§ Required task
In your copy, include every line of the listing below exactly but none of the pictures.

§ Dataset excerpt

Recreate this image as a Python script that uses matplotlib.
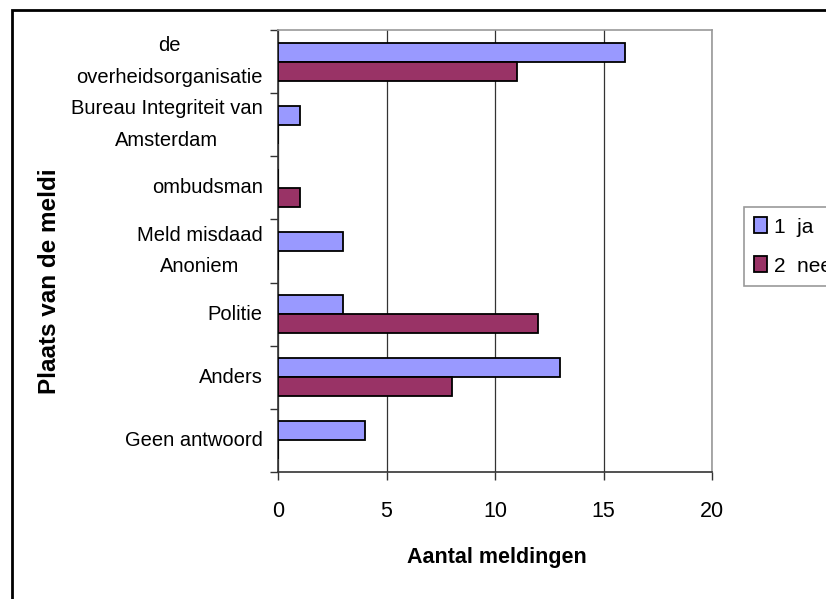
import matplotlib
matplotlib.use("Agg")
import matplotlib.pyplot as plt
from matplotlib.patches import Rectangle, Patch
import numpy as np

plt.rcParams['font.family'] = ['Liberation Sans', 'DejaVu Sans']

categories = ["de\noverheidsorganisatie", "Bureau Integriteit van\nAmsterdam", "ombudsman",
              "Meld misdaad\nAnoniem", "Politie", "Anders", "Geen antwoord"]
ja = [16, 1, 0, 3, 3, 13, 4]
nee = [11, 0, 1, 0, 12, 8, 0]
series_labels = ["1  ja", "2  nee"]
xticks = [0, 5, 10, 15, 20]

W, H = 826, 599
fig = plt.figure(figsize=(W / 100, H / 100), dpi=100)
# plot area in pixels: x 278..712, y 30..472
ax = fig.add_axes([278 / W, 1 - 472 / H, (712 - 278) / W, (472 - 30) / H])

y = np.arange(len(categories))
bh = 0.3
c_ja = '#9999FF'
c_nee = '#993366'
ax.barh(y - bh / 2, ja, height=bh, color=c_ja, edgecolor='black', linewidth=1.3, zorder=3)
ax.barh(y + bh / 2, nee, height=bh, color=c_nee, edgecolor='black', linewidth=1.3, zorder=3)

ax.set_ylim(len(categories) - 0.5, -0.5)
ax.set_xlim(0, 20)
ax.set_xticks(xticks)
ax.set_xticklabels([str(t) for t in xticks], fontsize=15.5)
ax.tick_params(axis='x', length=6, width=1, pad=15, color='#333333')
ax.xaxis.grid(True, color='#333333', linewidth=0.9, zorder=0)

ax.set_yticks(y)
ax.set_yticklabels(categories, fontsize=14.5, multialignment='center', linespacing=1.85,
                   va='center')
ax.tick_params(axis='y', which='major', length=0, pad=11)
ax.set_yticks(np.arange(-0.5, len(categories) + 0.5, 1), minor=True)
ax.tick_params(axis='y', which='minor', length=6, width=1, color='#333333')

for s in ['top', 'right']:
    ax.spines[s].set_color('#999999')
    ax.spines[s].set_linewidth(1.2)
for s in ['left', 'bottom']:
    ax.spines[s].set_color('#333333')
    ax.spines[s].set_linewidth(1.2)

fig.text(497 / W, 1 - 557 / H, "Aantal meldingen", ha='center', va='center',
         fontsize=15.5, fontweight='bold')
fig.text(50 / W, 1 - 281 / H, "Plaats van de meldi", ha='center', va='center',
         rotation=90, fontsize=17.5, fontweight='bold')

handles = [Patch(facecolor=c_ja, edgecolor='black', linewidth=1.3),
           Patch(facecolor=c_nee, edgecolor='black', linewidth=1.3)]
leg = fig.legend(handles, series_labels, loc='upper left',
                 bbox_to_anchor=(744 / W, 1 - 207 / H), borderaxespad=0,
                 fontsize=15, handlelength=0.6, handleheight=0.8, handletextpad=0.35,
                 labelspacing=0.95, borderpad=0.5, fancybox=False, frameon=True)
leg.get_frame().set_edgecolor('#808080')
leg.get_frame().set_linewidth(1.2)

border = Rectangle((12 / W, -0.2), 1.2, 1 - 10 / H + 0.2, transform=fig.transFigure,
                   fill=False, edgecolor='black', linewidth=2, clip_on=False)
fig.patches.append(border)

fig.savefig("out.png", dpi=100)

§ Answer in full
Recreate this image as a Python script that uses matplotlib.
import matplotlib
matplotlib.use("Agg")
import matplotlib.pyplot as plt
from matplotlib.patches import Rectangle, Patch
import numpy as np

plt.rcParams['font.family'] = ['Liberation Sans', 'DejaVu Sans']

categories = ["de\noverheidsorganisatie", "Bureau Integriteit van\nAmsterdam", "ombudsman",
              "Meld misdaad\nAnoniem", "Politie", "Anders", "Geen antwoord"]
ja = [16, 1, 0, 3, 3, 13, 4]
nee = [11, 0, 1, 0, 12, 8, 0]
series_labels = ["1  ja", "2  nee"]
xticks = [0, 5, 10, 15, 20]

W, H = 826, 599
fig = plt.figure(figsize=(W / 100, H / 100), dpi=100)
# plot area in pixels: x 278..712, y 30..472
ax = fig.add_axes([278 / W, 1 - 472 / H, (712 - 278) / W, (472 - 30) / H])

y = np.arange(len(categories))
bh = 0.3
c_ja = '#9999FF'
c_nee = '#993366'
ax.barh(y - bh / 2, ja, height=bh, color=c_ja, edgecolor='black', linewidth=1.3, zorder=3)
ax.barh(y + bh / 2, nee, height=bh, color=c_nee, edgecolor='black', linewidth=1.3, zorder=3)

ax.set_ylim(len(categories) - 0.5, -0.5)
ax.set_xlim(0, 20)
ax.set_xticks(xticks)
ax.set_xticklabels([str(t) for t in xticks], fontsize=15.5)
ax.tick_params(axis='x', length=6, width=1, pad=15, color='#333333')
ax.xaxis.grid(True, color='#333333', linewidth=0.9, zorder=0)

ax.set_yticks(y)
ax.set_yticklabels(categories, fontsize=14.5, multialignment='center', linespacing=1.85,
                   va='center')
ax.tick_params(axis='y', which='major', length=0, pad=11)
ax.set_yticks(np.arange(-0.5, len(categories) + 0.5, 1), minor=True)
ax.tick_params(axis='y', which='minor', length=6, width=1, color='#333333')

for s in ['top', 'right']:
    ax.spines[s].set_color('#999999')
    ax.spines[s].set_linewidth(1.2)
for s in ['left', 'bottom']:
    ax.spines[s].set_color('#333333')
    ax.spines[s].set_linewidth(1.2)

fig.text(497 / W, 1 - 557 / H, "Aantal meldingen", ha='center', va='center',
         fontsize=15.5, fontweight='bold')
fig.text(50 / W, 1 - 281 / H, "Plaats van de meldi", ha='center', va='center',
         rotation=90, fontsize=17.5, fontweight='bold')

handles = [Patch(facecolor=c_ja, edgecolor='black', linewidth=1.3),
           Patch(facecolor=c_nee, edgecolor='black', linewidth=1.3)]
leg = fig.legend(handles, series_labels, loc='upper left',
                 bbox_to_anchor=(744 / W, 1 - 207 / H), borderaxespad=0,
                 fontsize=15, handlelength=0.6, handleheight=0.8, handletextpad=0.35,
                 labelspacing=0.95, borderpad=0.5, fancybox=False, frameon=True)
leg.get_frame().set_edgecolor('#808080')
leg.get_frame().set_linewidth(1.2)

border = Rectangle((12 / W, -0.2), 1.2, 1 - 10 / H + 0.2, transform=fig.transFigure,
                   fill=False, edgecolor='black', linewidth=2, clip_on=False)
fig.patches.append(border)

fig.savefig("out.png", dpi=100)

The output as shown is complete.